Since then Clark has earned respect throughout the Administration as a quick study and an able manager. He also won the friendship of Alexander Haig, whose job he may well have saved during the Secretary of State's testy bouts with Allen and the White House staff. Even more valuable for his new role as mediator, Clark took no public positions on issues that tend to divide the Reagan team into factions of pragmatists and ideologues. Says one official who knows Clark well: "Like the President, he believes we live in a world with one adversary, the Soviets. But he is pragmatic and doesn't impose that view to the exclusion of regional realities."
Clark, 50, owes every job of his 15-year public career to Ronald Reagan. He was running a law firm in his home town of Oxnard when they met during Reagan's 1966 gubernatorial campaign; the next year. Clark became Reagan's chief of staff. He devised a "mini-memo" system of single-page briefings, stamped INFORMATION or DECISION, so Reagan would know at a glance whether a response was needed. Among Clark's subordinates then were Edwin Meese III and Michael Deaver. Clark remains very friendly with both, but reminds listeners that they once worked for him. Another friend from that era is Defense Secretary Caspar Weinberger. That bond will be especially useful, in light of the frequent policy clashes between Weinberger and Haig.
Reagan named Clark a superior court judge in 1969, prompting a public uproar because Clark had dropped out of two colleges (Stanford and the University of Santa Clara) and out of Loyola Law School in 1955. He passed the bar exam only on his second try, yet Reagan promoted him twice more, to the California supreme court in 1972. As a justice, Clark was meticulous and efficient. Says a former law clerk: "He spent a lot of time streamlining the language in his opinions, to get rid of the 'thats' and 'whiches' and anything else superfluous." Clark, a family man with five children, loves the rural life. Preferring the bench to politics, he declined to join Reagan's presidential campaign team and turned down key jobs at Agriculture and the CIA before agreeing to serve as Haig's deputy.
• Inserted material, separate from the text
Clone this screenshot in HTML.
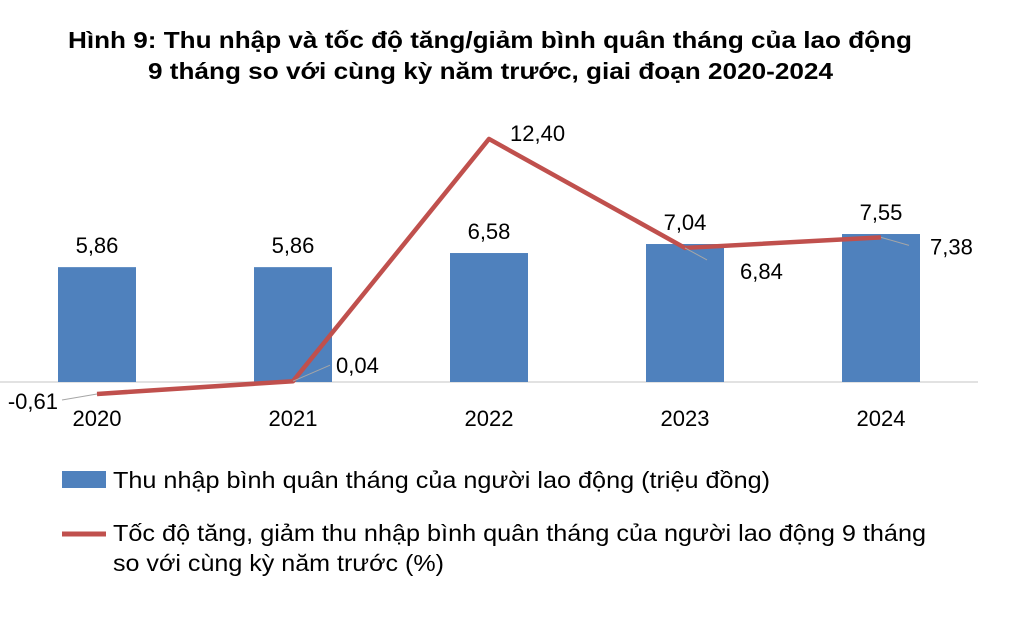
<!DOCTYPE html>
<html><head><meta charset="utf-8"><style>
body{margin:0;background:#fff;}
svg{display:block;font-family:"Liberation Sans",Arial,sans-serif;}
</style></head><body>
<svg id="c" width="1020" height="639">
<text x="68" y="48" textLength="844" lengthAdjust="spacingAndGlyphs" font-size="23" font-weight="bold" fill="#000">Hình 9: Thu nhập và tốc độ tăng/giảm bình quân tháng của lao động</text>
<text x="148" y="79" textLength="685" lengthAdjust="spacingAndGlyphs" font-size="23" font-weight="bold" fill="#000">9 tháng so với cùng kỳ năm trước, giai đoạn 2020-2024</text>
<line x1="0" y1="382" x2="978" y2="382" stroke="#d9d9d9" stroke-width="1.5"/>
<g id="bars"></g><g id="line"></g><g id="labels"></g>
<rect x="62" y="471" width="44" height="17" fill="#4f81bd"/>
<text x="113" y="488" textLength="657" lengthAdjust="spacingAndGlyphs" font-size="23" fill="#000">Thu nhập bình quân tháng của người lao động (triệu đồng)</text>
<line x1="62" y1="534" x2="106" y2="534" stroke="#c0504d" stroke-width="5"/>
<text x="113" y="541" textLength="813" lengthAdjust="spacingAndGlyphs" font-size="23" fill="#000">Tốc độ tăng, giảm thu nhập bình quân tháng của người lao động 9 tháng</text>
<text x="113" y="571" textLength="331" lengthAdjust="spacingAndGlyphs" font-size="23" fill="#000">so với cùng kỳ năm trước (%)</text>
</svg>
<script>
const categories=["2020","2021","2022","2023","2024"];
const incomeValues=[5.86,5.86,6.58,7.04,7.55];
const growthValues=[-0.61,0.04,12.40,6.84,7.38];
const incomeLabels=["5,86","5,86","6,58","7,04","7,55"];
const growthLabels=["-0,61","0,04","12,40","6,84","7,38"];
const NS="http://www.w3.org/2000/svg";
const x=i=>97+i*196;
const y=v=>382-v*19.6;
function mk(t,a,p){const e=document.createElementNS(NS,t);for(const k in a)e.setAttribute(k,a[k]);p.appendChild(e);return e;}
const bars=document.getElementById('bars'),line=document.getElementById('line'),labels=document.getElementById('labels');
categories.forEach((c,i)=>{
 const r=mk('rect',{x:x(i)-39,y:y(incomeValues[i]),width:78,height:382-y(incomeValues[i]),fill:'#4f81bd'},bars);
 
 
 const t=mk('text',{x:x(i),y:y(incomeValues[i])-14,'text-anchor':'middle','font-size':22,fill:'#000'},labels);t.textContent=incomeLabels[i];
 
 
 const ct=mk('text',{x:x(i),y:426,'text-anchor':'middle','font-size':22,fill:'#000'},labels);ct.textContent=c;
 
 
});
const pl=mk('polyline',{points:growthValues.map((v,i)=>x(i)+','+y(v)).join(' '),fill:'none',stroke:'#c0504d','stroke-width':4.5,'stroke-linejoin':'round'},line);


// offsets: [textDx, textDy(baseline), anchor, leaderDx, leaderDy]
const offs=[[-39,15,'end',-35,6],[43,-8,'start',37,-16],[21,2,'start',0,0],[55,31,'start',22,12],[49,17,'start',28,8]];
growthValues.forEach((v,i)=>{
 const o=offs[i],px=x(i),py=y(v);
 if(o[3]||o[4]){const l=mk('line',{x1:px,y1:py,x2:px+o[3],y2:py+o[4],stroke:'#a6a6a6','stroke-width':1},labels);
 
 }
 const t=mk('text',{x:px+o[0],y:py+o[1],'text-anchor':o[2],'font-size':22,fill:'#000'},labels);t.textContent=growthLabels[i];
 
 
});
</script>
</body></html>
At State, he was in the office by 7 a.m. every day. He was candid with the press, unpretentious with colleagues and courteous with visitors, whom he often escorted to and from his office door. Slow-spoken and ruminative, with an open face and piercing eyes, Clark amiably acknowledges his limitations, but underplays his ambitions. He has proved an adept student of the protocols of Washington. Asked last week about his lack of credentials, he refused to take the bait. His answer: "I have left that determination to the man who made the decision, namely the President of the United States."